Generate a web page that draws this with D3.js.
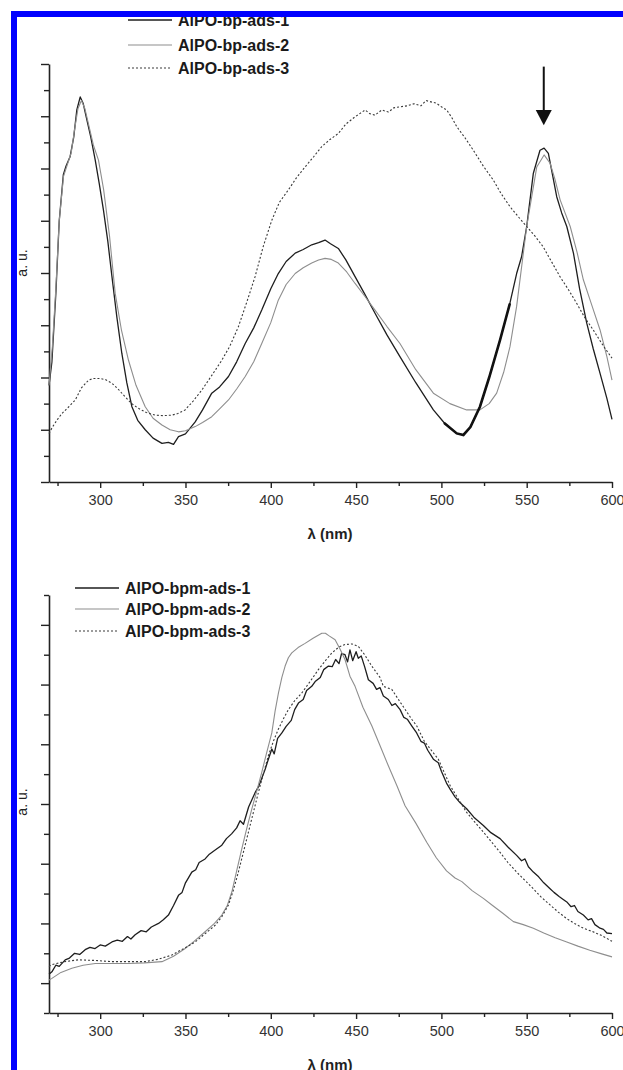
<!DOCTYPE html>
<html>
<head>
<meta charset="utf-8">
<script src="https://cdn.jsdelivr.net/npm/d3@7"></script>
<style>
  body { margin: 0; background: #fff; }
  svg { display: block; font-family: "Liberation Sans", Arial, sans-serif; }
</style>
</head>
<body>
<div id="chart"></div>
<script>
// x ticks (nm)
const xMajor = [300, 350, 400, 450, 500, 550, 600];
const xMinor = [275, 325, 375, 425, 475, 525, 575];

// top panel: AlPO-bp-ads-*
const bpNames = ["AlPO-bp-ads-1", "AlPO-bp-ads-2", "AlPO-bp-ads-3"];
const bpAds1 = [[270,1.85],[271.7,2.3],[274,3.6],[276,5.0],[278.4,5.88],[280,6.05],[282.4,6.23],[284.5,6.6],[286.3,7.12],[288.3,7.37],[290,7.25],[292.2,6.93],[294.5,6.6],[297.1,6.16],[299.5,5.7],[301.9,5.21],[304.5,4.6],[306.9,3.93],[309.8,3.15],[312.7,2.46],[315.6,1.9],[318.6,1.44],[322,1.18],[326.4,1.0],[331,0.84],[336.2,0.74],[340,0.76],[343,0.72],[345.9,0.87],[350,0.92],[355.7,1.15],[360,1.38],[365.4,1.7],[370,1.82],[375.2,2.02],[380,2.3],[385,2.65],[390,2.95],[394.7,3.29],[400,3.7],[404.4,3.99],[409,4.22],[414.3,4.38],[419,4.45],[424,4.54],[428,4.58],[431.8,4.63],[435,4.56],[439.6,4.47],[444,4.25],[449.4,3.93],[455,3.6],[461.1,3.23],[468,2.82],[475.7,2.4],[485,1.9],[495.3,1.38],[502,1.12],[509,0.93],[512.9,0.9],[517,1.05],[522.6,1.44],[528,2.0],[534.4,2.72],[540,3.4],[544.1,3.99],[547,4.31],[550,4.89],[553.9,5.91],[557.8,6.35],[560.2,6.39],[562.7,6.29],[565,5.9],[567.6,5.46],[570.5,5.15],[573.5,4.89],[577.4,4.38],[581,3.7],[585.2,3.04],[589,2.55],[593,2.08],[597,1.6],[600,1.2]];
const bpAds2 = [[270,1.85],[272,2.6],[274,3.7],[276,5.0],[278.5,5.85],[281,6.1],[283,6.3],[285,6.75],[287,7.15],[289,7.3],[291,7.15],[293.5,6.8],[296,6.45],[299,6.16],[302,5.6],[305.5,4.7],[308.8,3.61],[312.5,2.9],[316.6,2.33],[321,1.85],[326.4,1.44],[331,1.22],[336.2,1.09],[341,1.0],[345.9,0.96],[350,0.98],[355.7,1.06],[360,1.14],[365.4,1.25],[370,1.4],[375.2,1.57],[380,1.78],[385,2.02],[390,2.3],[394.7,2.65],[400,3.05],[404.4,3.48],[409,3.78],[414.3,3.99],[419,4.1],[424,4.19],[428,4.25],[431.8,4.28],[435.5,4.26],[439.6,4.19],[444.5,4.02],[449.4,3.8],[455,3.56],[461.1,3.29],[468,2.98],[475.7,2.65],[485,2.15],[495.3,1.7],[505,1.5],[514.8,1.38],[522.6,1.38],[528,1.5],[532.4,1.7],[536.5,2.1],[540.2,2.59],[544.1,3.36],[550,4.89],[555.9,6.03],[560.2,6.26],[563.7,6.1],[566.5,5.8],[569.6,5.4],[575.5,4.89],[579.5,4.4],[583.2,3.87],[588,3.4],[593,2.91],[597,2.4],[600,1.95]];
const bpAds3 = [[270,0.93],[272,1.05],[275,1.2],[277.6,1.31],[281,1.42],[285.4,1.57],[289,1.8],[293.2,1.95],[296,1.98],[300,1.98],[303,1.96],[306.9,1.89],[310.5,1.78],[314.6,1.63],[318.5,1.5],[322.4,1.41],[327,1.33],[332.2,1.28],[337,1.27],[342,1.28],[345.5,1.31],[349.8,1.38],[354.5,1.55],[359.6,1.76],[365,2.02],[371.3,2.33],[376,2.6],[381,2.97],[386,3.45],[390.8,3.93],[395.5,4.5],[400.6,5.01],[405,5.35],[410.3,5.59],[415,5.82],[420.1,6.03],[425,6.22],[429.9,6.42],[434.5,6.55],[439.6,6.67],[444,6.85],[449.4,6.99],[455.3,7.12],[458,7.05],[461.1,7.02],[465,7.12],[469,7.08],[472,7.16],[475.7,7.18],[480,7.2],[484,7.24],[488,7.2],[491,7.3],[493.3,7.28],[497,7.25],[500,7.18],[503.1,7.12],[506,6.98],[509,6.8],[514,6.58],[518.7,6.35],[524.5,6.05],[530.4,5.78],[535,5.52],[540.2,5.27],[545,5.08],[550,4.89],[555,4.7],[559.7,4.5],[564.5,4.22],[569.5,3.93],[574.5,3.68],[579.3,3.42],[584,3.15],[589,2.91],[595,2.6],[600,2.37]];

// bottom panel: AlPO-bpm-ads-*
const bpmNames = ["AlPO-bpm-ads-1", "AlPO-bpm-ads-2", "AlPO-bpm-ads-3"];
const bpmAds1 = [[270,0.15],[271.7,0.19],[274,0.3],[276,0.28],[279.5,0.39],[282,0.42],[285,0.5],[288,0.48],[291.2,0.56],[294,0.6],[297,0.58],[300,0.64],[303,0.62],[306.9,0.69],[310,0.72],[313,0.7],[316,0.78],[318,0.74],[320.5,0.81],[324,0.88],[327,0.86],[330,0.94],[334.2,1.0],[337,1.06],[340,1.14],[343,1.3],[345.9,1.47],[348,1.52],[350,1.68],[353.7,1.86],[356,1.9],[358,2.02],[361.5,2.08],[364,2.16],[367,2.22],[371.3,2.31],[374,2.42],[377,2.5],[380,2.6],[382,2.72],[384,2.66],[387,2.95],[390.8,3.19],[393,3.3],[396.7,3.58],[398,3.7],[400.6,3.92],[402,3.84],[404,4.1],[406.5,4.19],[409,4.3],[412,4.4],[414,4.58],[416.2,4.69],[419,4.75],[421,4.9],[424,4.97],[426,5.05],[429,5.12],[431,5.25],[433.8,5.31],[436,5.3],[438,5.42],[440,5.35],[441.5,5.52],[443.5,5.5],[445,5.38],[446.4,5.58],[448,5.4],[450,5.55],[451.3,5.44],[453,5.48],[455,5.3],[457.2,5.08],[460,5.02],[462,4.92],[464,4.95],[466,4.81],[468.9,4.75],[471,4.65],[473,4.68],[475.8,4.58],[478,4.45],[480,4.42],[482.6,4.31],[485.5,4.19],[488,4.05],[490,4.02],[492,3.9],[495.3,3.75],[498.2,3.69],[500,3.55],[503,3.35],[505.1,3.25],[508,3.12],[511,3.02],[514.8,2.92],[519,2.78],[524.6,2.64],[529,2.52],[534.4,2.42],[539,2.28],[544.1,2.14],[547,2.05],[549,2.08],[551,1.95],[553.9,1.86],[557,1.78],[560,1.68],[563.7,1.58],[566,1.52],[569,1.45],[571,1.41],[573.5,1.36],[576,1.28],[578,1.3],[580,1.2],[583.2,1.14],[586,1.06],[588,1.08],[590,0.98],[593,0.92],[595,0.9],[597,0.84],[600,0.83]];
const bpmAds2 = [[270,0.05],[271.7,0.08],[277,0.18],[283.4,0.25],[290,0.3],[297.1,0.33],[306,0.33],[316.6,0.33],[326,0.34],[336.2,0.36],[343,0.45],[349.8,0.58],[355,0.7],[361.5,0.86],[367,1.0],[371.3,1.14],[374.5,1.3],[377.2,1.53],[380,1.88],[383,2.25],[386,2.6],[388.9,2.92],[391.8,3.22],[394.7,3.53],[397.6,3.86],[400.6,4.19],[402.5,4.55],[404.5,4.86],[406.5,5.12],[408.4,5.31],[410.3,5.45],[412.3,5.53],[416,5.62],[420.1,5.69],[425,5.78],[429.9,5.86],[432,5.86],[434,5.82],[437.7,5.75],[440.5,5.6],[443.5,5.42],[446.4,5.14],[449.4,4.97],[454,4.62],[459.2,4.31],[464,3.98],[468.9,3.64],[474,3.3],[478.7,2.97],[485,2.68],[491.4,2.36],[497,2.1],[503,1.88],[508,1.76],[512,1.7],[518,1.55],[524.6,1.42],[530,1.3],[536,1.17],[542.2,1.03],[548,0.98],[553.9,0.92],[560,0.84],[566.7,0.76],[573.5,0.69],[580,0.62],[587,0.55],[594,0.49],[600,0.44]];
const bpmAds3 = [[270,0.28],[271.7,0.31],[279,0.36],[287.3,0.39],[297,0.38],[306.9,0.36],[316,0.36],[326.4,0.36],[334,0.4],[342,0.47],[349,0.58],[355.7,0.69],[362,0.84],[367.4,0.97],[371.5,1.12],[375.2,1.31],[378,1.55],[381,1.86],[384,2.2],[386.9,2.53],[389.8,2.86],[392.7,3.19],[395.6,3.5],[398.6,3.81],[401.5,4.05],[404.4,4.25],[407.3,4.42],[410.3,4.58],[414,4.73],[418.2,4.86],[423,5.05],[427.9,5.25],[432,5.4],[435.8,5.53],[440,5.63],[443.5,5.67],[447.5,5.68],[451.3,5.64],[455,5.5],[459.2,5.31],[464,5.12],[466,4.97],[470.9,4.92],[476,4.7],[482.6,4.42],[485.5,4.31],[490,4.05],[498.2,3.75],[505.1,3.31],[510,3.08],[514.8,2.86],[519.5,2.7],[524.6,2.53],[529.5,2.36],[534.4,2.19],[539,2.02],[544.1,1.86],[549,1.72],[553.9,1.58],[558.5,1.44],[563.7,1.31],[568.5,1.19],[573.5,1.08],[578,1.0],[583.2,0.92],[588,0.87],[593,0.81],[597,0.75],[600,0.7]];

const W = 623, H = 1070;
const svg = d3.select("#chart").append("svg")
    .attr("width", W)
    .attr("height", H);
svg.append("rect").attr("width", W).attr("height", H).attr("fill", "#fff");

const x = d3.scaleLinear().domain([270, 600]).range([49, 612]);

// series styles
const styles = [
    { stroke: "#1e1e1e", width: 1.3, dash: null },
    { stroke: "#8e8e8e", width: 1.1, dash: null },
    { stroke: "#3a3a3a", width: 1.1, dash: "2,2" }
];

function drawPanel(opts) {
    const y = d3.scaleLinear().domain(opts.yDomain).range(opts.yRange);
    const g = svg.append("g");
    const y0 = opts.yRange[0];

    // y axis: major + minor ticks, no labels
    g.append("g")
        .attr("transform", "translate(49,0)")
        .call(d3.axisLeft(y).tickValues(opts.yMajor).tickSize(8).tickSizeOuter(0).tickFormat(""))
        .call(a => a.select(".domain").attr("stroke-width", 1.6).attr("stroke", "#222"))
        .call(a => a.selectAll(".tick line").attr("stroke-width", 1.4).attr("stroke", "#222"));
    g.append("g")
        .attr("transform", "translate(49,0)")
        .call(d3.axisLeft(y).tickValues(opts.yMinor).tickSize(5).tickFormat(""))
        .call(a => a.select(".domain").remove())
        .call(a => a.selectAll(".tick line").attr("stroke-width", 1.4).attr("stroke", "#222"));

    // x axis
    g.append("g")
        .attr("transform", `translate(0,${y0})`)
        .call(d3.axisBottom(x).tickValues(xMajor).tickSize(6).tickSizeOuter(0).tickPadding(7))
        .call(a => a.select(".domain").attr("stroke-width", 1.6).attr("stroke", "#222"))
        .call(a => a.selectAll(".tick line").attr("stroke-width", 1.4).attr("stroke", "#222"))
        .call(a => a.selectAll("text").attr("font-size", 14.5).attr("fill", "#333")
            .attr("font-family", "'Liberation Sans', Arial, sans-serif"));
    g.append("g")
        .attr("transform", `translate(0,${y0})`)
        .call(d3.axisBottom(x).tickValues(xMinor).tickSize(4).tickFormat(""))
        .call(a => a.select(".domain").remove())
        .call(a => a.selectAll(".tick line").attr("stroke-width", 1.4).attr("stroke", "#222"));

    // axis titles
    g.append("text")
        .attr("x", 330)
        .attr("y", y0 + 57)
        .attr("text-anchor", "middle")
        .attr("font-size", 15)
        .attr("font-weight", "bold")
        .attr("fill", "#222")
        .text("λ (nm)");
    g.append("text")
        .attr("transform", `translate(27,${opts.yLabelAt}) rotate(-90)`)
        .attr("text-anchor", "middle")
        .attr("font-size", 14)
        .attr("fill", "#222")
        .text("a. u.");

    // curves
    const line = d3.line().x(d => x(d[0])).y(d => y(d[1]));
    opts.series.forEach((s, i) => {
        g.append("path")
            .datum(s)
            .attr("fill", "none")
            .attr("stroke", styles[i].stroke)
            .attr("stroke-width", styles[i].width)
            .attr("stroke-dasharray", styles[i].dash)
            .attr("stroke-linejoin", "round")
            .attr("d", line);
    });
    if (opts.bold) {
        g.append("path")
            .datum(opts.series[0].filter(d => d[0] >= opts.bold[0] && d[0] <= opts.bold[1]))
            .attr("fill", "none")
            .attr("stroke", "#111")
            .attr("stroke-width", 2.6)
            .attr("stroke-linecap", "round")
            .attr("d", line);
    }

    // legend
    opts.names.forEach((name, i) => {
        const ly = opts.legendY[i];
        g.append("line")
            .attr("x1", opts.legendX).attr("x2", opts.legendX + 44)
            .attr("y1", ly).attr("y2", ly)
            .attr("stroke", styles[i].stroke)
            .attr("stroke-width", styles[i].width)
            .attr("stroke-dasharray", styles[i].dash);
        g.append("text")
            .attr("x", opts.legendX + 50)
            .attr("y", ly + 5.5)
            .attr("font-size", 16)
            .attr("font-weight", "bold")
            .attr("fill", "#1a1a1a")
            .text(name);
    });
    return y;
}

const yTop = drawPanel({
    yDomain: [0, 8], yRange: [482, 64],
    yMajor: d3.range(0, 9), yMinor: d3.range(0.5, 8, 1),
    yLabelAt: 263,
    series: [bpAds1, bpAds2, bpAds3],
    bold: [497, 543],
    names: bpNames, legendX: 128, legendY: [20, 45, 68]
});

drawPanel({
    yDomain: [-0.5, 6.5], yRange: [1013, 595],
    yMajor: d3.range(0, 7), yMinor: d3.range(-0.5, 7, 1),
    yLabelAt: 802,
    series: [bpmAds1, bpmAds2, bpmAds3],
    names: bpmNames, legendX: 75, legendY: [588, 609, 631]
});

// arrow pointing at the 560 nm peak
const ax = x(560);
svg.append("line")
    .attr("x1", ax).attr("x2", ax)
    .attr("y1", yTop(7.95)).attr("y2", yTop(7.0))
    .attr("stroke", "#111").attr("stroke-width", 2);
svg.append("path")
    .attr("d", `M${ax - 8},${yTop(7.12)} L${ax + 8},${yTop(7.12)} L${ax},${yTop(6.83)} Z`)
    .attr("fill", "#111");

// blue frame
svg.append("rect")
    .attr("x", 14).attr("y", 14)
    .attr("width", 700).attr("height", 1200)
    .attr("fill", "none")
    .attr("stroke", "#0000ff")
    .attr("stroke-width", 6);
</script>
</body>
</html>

************

**EXERCISE DESCRIPTION**
Return exactly what appears from the opening line of the material through the line with "const xMinor = [275, 325, 375, 425, 475, 525, 575];", apart from the pictures.

**FULL OUTPUT**
Generate a web page that draws this with D3.js.
<!DOCTYPE html>
<html>
<head>
<meta charset="utf-8">
<script src="https://cdn.jsdelivr.net/npm/d3@7"></script>
<style>
  body { margin: 0; background: #fff; }
  svg { display: block; font-family: "Liberation Sans", Arial, sans-serif; }
</style>
</head>
<body>
<div id="chart"></div>
<script>
// x ticks (nm)
const xMajor = [300, 350, 400, 450, 500, 550, 600];
const xMinor = [275, 325, 375, 425, 475, 525, 575];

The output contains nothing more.